Thanks, well put. I forgot about the whole CFM thing....
bottom line is, it was Metrowerks (Motorola, Freescale, what have you) that did not care. They did not bring it forward because they had to actually DO something, which they had not done in 5+ years at that point. I say good riddance to them (it was such a shame - circa 1996, using CW with PowerPlant was the tits. I loved the environment and the Object Oriented framework. They rocked).






Member since:
2006-01-01
Motorola acquires Metrowerks in 1999..
2000 - Motorola ceases developing the compiler for x86
2001 - Motorola persists in supporting legacy tools with no new developments now in a couple of years.
June 2005 - Apple announces transition to Intel July
2005 - unwilling to resurrect the X86 compiler killed as soon as Motorola bought Metrowerks, Metrowerks abandons the tools they had not really advanced in 5+ years on the Mac. Get your facts straight
IIRC it was even worse than that... Metroworks x86 compilers were sold off to a third party. They didn't own them at the time of transition. Not to worry, they were pretty crappy and only did PE executables. They used GCC for anything else x86 (including their folly into LINUX.)
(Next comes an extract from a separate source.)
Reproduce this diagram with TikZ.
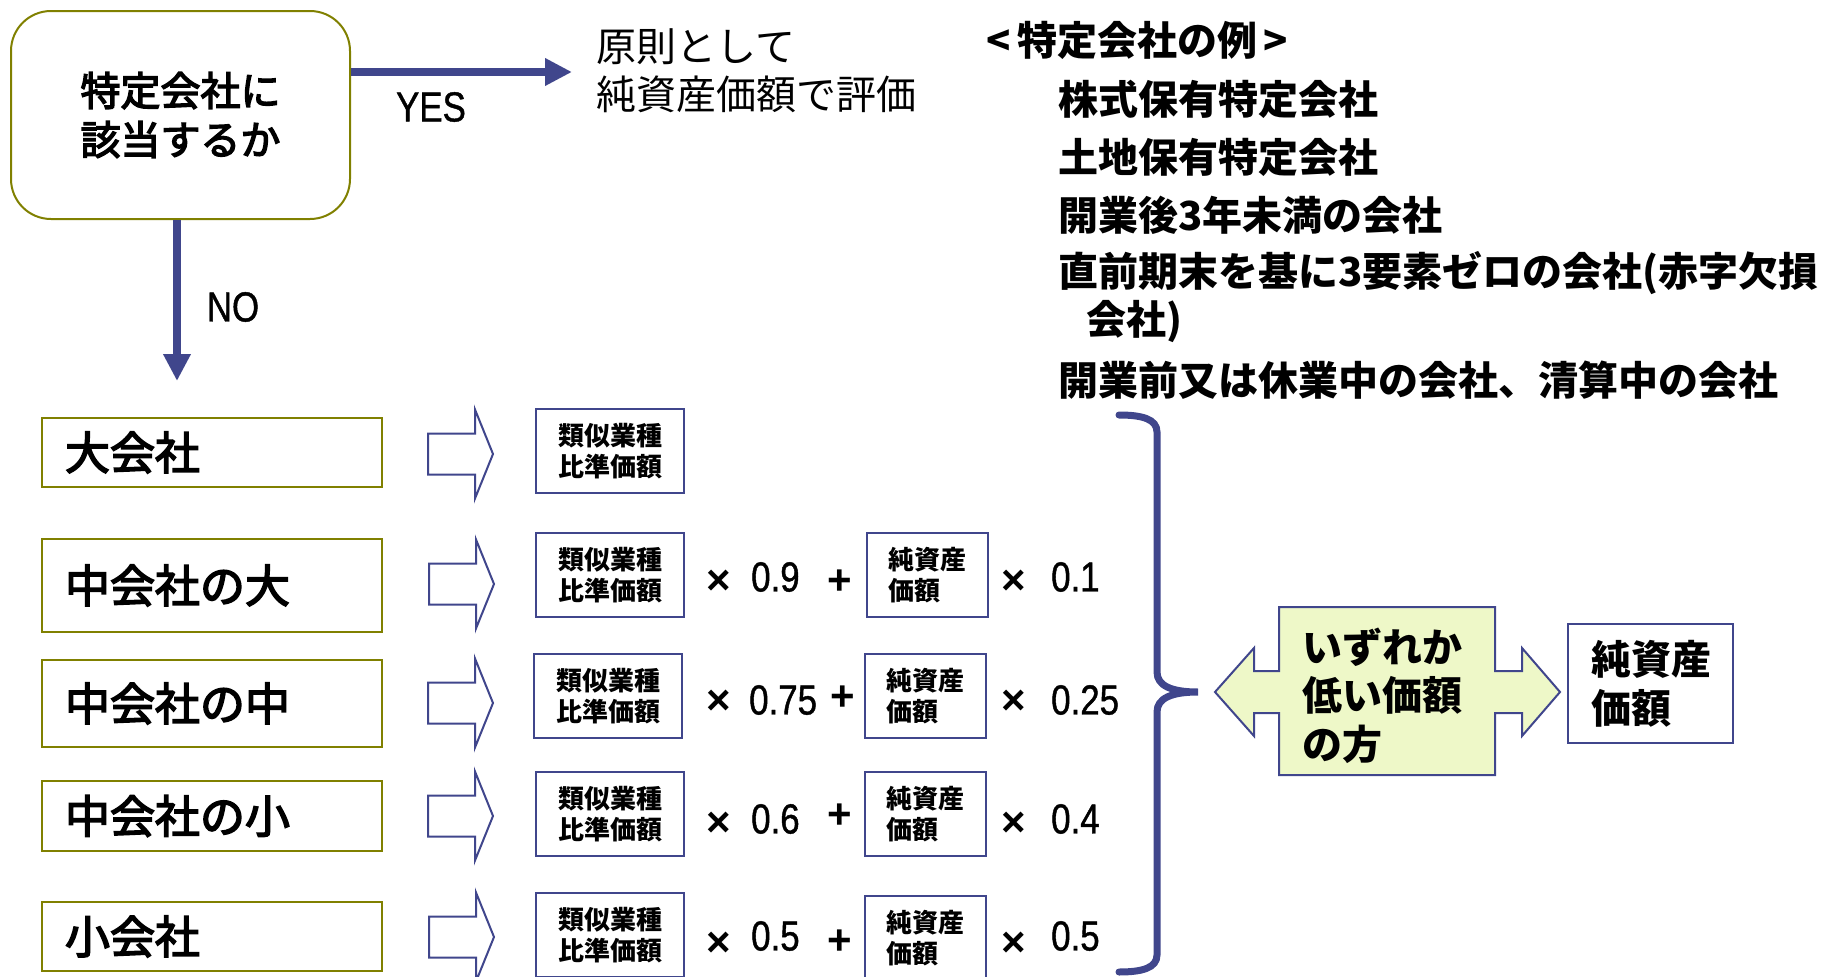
\documentclass[tikz,border=0pt]{standalone}
\usepackage{fontspec}
\setmainfont{Noto Sans CJK JP}
\newfontfamily\jpmed{Noto Sans CJK JP}[FakeBold=3.5]
\newfontfamily\lat{Liberation Sans}[FakeStretch=0.83,FakeBold=1]
\newfontfamily\latx{Liberation Sans}
\usetikzlibrary{arrows.meta}
\definecolor{navyb}{RGB}{64,70,140}
\definecolor{oliveb}{RGB}{128,128,0}
\definecolor{paleg}{RGB}{238,248,200}
\newcommand\myfs[2]{\fontsize{#1pt}{#2pt}\selectfont}
\tikzset{
  conn/.style={draw=navyb, line width=8pt, -{Triangle[length=27pt,width=26pt]}},
  qbox/.style={draw=oliveb, line width=2pt, rounded corners=40pt, minimum width=339pt, minimum height=208pt, inner sep=0pt, align=center, font=\jpmed\myfs{40}{49}},
  cbox/.style={draw=oliveb, line width=2.5pt, minimum width=340pt, text width=294pt, inner xsep=23pt, inner ysep=0pt, align=left, font=\jpmed\myfs{45}{54}},
  vbox/.style={draw=navyb, line width=2pt, fill=white, minimum width=148pt, minimum height=84pt, inner sep=0pt, align=center, font=\bfseries\myfs{26}{31}},
  nbox/.style={draw=navyb, line width=2pt, fill=white, minimum width=121pt, minimum height=84pt, text width=78pt, inner xsep=21.5pt, inner ysep=0pt, align=left, font=\bfseries\myfs{26}{31}},
  op/.style={inner sep=0pt, font=\latx\bfseries\myfs{42}{42}},
  num/.style={inner sep=0pt, anchor=west, font=\lat\myfs{42}{42}},
  lbl/.style={inner sep=0pt, font=\lat\myfs{42}{42}},
  barrow/.style={draw=navyb, line width=2pt, fill=white},
  bracestyle/.style={draw=navyb, line width=7pt, line cap=round},
  lst/.style={inner sep=0pt, anchor=west, font=\bfseries\myfs{40}{48}},
  blockarrow/.pic={\draw[barrow] (0,-20.5) -- (47,-20.5) -- (47,-44.5) -- (65,0) -- (47,44.5) -- (47,20.5) -- (0,20.5) -- cycle;}
}
\begin{document}
\begin{tikzpicture}[x=1pt,y=-1pt]
\useasboundingbox (0,0) rectangle (1821,977);

% decision box
\node[qbox] (q) at (180.5,115) {特定会社に\\該当するか};
\coordinate (yesend) at (572,72);
\draw[conn] (q.east |- yesend) -- (yesend);
\node[lbl] (yes) at (431,107) {YES};
\coordinate (noend) at (177,381);
\draw[conn] (q.south -| noend) -- (noend);
\node[lbl] (no) at (233,307) {NO};

\node[inner sep=0pt, anchor=west, align=left, font=\myfs{40}{48}] (rule) at (596,71) {原則として\\純資産価額で評価};

% list of examples
\node[lst] (l0) at (986,40) {<\,特定会社の例\,>};
\node[lst] (l1) at (1058,99) {株式保有特定会社};
\node[lst] (l2) at (1058,157) {土地保有特定会社};
\node[lst] (l3) at (1058,215) {開業後3年未満の会社};
\node[lst] (l4) at (1058,273) {直前期末を基に3要素ゼロの会社(赤字欠損};
\node[lst] (l5) at (1086,322) {会社)};
\node[lst] (l6) at (1058,380) {開業前又は休業中の会社、清算中の会社};

% company boxes
\node[cbox, minimum height=69pt] (c1) at (212,452.5) {大会社};
\node[cbox, minimum height=93pt] (c2) at (212,585.5) {中会社の大};
\node[cbox, minimum height=87pt] (c3) at (212,703.5) {中会社の中};
\node[cbox, minimum height=70pt] (c4) at (212,816) {中会社の小};
\node[cbox, minimum height=69pt] (c5) at (212,936.5) {小会社};

% block arrows
\pic (ba1) at (428,454) {blockarrow};
\pic (ba2) at (429,584) {blockarrow};
\pic (ba3) at (428,703) {blockarrow};
\pic (ba4) at (428,816) {blockarrow};
\pic (ba5) at (429,937) {blockarrow};

% value boxes
\node[vbox] (v1) at (610,451) {類似業種\\比準価額};
\node[vbox] (v2) at (610,575) {類似業種\\比準価額};
\node[vbox] (v3) at (608,696) {類似業種\\比準価額};
\node[vbox] (v4) at (610,814) {類似業種\\比準価額};
\node[vbox] (v5) at (610,935) {類似業種\\比準価額};
\node[nbox] (n2) at (927.5,575) {純資産\\価額};
\node[nbox] (n3) at (925.5,696) {純資産\\価額};
\node[nbox] (n4) at (925.5,814) {純資産\\価額};
\node[nbox] (n5) at (925,938) {純資産\\価額};

% operators and factors
\node[op] (x2a) at (718.5,582) {×};
\node[num] (m2a) at (751,577) {0.9};
\node[op] (p2) at (840,582) {+};
\node[op] (x2b) at (1013.5,582) {×};
\node[num] (m2b) at (1051,577) {0.1};

\node[op] (x3a) at (718.5,702) {×};
\node[num] (m3a) at (749,700) {0.75};
\node[op] (p3) at (843,698) {+};
\node[op] (x3b) at (1013.5,702) {×};
\node[num] (m3b) at (1051,700) {0.25};

\node[op] (x4a) at (718.5,824) {×};
\node[num] (m4a) at (751,819) {0.6};
\node[op] (p4) at (840,816) {+};
\node[op] (x4b) at (1013.5,824) {×};
\node[num] (m4b) at (1051,819) {0.4};

\node[op] (x5a) at (718.5,944) {×};
\node[num] (m5a) at (751,936) {0.5};
\node[op] (p5) at (840,942) {+};
\node[op] (x5b) at (1013.5,944) {×};
\node[num] (m5b) at (1051,936) {0.5};

% brace
\draw[bracestyle] (1119,415) .. controls (1142,415) and (1157,419) .. (1157,432) -- (1157,672) .. controls (1157,686) and (1172,692) .. (1198,692) .. controls (1172,692) and (1157,698) .. (1157,712) -- (1157,955) .. controls (1157,968) and (1142,972) .. (1119,972);

% double arrow
\draw[draw=navyb, line width=2pt, fill=paleg] (1215,692) -- (1254,648) -- (1254,671) -- (1279,671) -- (1279,607) -- (1495,607) -- (1495,671) -- (1522,671) -- (1522,648) -- (1560,692) -- (1522,736) -- (1522,713) -- (1495,713) -- (1495,775) -- (1279,775) -- (1279,713) -- (1254,713) -- (1254,736) -- cycle;
\node[inner sep=0pt, anchor=west, align=left, font=\bfseries\myfs{40}{48.5}] (low) at (1302,695.5) {いずれか\\低い価額\\の方};

% result box
\node[draw=navyb, line width=2pt, fill=white, minimum width=165pt, minimum height=119pt, text width=119pt, inner xsep=23pt, inner ysep=0pt, align=left, font=\bfseries\myfs{40}{49}] (nv) at (1650.5,683.5) {純資産\\価額};
\end{tikzpicture}
\end{document}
AFAIR, their Mac PowerPC compiler only ever targeted the CFM too, so Universal Binaries were always going to be a little more tricky.
EDIT: by CFM, we of course mean PEF format (as in, BeOS people don't need to try to contradict me on that one), as opposed to the native mach-o MacOS X exe format inherited from OPENSTEP/NEXTSTEP. The Next platform always did "fat" binaries in the exact same way Mac OS X does them now (well, I didn't look at the layout, but I assume any changes are streamlining)... An OPENSTEP .App can be 68000, x86, SPARC and whatever the HP chip was, all at the same time. Much like Universal Binaries now. The Mac "fat" binaries don't even come close IMO to the elegance of the approach used by Mac OS X.